— start Data entries —
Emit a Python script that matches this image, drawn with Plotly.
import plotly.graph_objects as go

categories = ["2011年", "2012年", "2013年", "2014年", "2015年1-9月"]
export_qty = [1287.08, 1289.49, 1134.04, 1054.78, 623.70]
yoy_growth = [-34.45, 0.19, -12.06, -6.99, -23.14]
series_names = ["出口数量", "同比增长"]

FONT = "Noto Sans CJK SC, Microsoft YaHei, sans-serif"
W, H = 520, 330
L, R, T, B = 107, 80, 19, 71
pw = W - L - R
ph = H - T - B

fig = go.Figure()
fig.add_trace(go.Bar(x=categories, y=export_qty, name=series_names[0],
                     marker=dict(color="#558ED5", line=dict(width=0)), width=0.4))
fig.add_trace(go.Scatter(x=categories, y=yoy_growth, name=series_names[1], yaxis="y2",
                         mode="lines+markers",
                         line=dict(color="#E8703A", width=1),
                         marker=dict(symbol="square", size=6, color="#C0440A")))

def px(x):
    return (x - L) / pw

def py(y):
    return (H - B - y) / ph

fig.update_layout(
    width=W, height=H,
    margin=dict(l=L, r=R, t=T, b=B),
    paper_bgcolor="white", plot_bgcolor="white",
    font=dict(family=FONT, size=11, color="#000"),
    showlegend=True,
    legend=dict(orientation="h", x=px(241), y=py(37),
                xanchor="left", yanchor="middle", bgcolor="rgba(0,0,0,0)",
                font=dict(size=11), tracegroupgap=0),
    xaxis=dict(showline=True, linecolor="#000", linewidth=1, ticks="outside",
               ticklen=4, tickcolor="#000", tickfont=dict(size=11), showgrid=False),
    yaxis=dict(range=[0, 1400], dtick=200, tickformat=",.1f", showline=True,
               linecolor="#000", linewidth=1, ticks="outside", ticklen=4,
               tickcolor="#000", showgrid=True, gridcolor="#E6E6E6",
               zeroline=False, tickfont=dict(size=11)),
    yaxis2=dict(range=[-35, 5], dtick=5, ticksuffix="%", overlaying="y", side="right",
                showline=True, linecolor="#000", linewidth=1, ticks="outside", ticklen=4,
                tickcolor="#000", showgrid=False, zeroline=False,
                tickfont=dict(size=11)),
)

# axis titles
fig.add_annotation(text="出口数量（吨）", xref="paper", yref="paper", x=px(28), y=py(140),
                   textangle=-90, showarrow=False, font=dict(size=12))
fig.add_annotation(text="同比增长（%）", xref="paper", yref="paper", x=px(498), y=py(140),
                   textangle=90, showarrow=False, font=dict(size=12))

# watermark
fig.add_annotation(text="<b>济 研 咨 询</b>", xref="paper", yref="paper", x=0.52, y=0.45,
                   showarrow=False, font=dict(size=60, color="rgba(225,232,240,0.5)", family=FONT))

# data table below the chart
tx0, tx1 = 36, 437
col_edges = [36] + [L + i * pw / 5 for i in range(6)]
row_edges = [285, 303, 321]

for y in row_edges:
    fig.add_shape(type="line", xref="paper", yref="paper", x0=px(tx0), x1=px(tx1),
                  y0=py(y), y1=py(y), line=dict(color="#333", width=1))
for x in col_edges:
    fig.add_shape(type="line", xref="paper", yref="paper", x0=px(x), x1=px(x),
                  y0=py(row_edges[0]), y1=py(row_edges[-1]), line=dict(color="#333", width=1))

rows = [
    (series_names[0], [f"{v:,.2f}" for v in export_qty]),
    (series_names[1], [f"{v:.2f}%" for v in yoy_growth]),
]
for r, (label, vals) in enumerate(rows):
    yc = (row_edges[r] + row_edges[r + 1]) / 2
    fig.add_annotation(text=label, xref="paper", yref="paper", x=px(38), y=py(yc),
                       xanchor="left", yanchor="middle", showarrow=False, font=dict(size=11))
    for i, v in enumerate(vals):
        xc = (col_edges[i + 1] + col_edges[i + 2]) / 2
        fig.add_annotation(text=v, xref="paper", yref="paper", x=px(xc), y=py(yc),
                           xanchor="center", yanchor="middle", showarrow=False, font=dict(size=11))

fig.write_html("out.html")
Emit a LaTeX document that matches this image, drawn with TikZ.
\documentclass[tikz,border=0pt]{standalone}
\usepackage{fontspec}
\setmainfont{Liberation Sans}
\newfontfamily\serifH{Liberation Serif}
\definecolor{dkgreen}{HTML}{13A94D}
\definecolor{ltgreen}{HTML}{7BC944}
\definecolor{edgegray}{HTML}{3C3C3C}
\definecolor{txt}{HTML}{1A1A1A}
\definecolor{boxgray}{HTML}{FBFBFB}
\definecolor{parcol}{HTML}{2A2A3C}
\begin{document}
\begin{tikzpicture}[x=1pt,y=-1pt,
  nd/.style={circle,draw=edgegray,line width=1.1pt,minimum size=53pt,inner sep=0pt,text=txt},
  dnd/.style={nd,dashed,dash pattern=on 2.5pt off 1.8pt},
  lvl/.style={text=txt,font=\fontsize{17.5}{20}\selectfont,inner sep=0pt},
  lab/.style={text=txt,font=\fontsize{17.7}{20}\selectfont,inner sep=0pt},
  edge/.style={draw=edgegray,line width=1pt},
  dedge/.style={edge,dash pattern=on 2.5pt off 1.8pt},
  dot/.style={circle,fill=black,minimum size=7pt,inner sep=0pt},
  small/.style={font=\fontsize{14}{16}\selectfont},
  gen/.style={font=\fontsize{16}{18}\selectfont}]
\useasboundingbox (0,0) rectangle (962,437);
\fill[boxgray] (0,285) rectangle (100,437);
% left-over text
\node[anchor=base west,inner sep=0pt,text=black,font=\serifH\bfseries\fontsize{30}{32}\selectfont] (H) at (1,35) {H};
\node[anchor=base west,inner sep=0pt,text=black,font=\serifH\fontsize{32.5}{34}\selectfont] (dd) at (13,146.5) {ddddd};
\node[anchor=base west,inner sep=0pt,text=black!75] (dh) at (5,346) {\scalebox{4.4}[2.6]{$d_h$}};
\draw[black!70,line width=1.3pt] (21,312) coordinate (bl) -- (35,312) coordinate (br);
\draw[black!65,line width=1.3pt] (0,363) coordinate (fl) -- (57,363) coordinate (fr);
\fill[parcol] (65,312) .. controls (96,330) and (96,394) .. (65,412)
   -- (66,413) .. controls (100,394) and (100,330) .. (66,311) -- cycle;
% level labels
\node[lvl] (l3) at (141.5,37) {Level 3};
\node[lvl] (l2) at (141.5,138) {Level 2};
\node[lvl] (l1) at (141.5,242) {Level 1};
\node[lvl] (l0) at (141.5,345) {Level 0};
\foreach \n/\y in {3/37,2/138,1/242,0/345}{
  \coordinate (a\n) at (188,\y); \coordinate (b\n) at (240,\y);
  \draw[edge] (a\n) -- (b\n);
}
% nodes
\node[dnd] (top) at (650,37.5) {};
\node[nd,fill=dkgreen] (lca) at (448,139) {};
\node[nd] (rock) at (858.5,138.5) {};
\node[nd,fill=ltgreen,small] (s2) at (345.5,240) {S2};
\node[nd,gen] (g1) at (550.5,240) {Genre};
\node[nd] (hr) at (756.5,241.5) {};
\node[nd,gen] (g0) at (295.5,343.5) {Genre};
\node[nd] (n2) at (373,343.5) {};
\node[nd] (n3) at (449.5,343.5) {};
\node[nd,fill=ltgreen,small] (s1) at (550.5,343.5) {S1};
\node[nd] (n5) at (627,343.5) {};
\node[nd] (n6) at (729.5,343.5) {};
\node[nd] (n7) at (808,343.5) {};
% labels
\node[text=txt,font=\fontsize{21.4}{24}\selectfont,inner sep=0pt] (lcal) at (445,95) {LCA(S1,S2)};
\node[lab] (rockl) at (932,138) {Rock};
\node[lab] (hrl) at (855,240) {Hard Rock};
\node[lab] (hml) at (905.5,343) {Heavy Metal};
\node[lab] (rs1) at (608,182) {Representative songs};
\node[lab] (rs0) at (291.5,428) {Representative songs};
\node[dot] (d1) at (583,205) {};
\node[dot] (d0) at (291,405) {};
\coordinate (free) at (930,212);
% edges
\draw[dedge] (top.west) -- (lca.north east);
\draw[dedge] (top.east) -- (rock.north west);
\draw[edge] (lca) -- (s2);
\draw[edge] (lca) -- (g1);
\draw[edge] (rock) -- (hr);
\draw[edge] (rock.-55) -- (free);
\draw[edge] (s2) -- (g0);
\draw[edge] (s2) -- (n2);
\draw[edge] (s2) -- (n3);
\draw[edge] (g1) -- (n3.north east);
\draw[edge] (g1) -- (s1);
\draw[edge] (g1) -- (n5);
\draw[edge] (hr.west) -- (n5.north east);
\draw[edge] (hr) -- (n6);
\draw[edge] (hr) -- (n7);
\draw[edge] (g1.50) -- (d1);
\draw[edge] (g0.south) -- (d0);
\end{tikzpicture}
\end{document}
— end Data entries —
**What the task requires**
Without changing anything, quote the lines from the top of the data to the line that contains "ph = H - T - B", including that line.

**Worked solution**
Emit a Python script that matches this image, drawn with Plotly.
import plotly.graph_objects as go

categories = ["2011年", "2012年", "2013年", "2014年", "2015年1-9月"]
export_qty = [1287.08, 1289.49, 1134.04, 1054.78, 623.70]
yoy_growth = [-34.45, 0.19, -12.06, -6.99, -23.14]
series_names = ["出口数量", "同比增长"]

FONT = "Noto Sans CJK SC, Microsoft YaHei, sans-serif"
W, H = 520, 330
L, R, T, B = 107, 80, 19, 71
pw = W - L - R
ph = H - T - B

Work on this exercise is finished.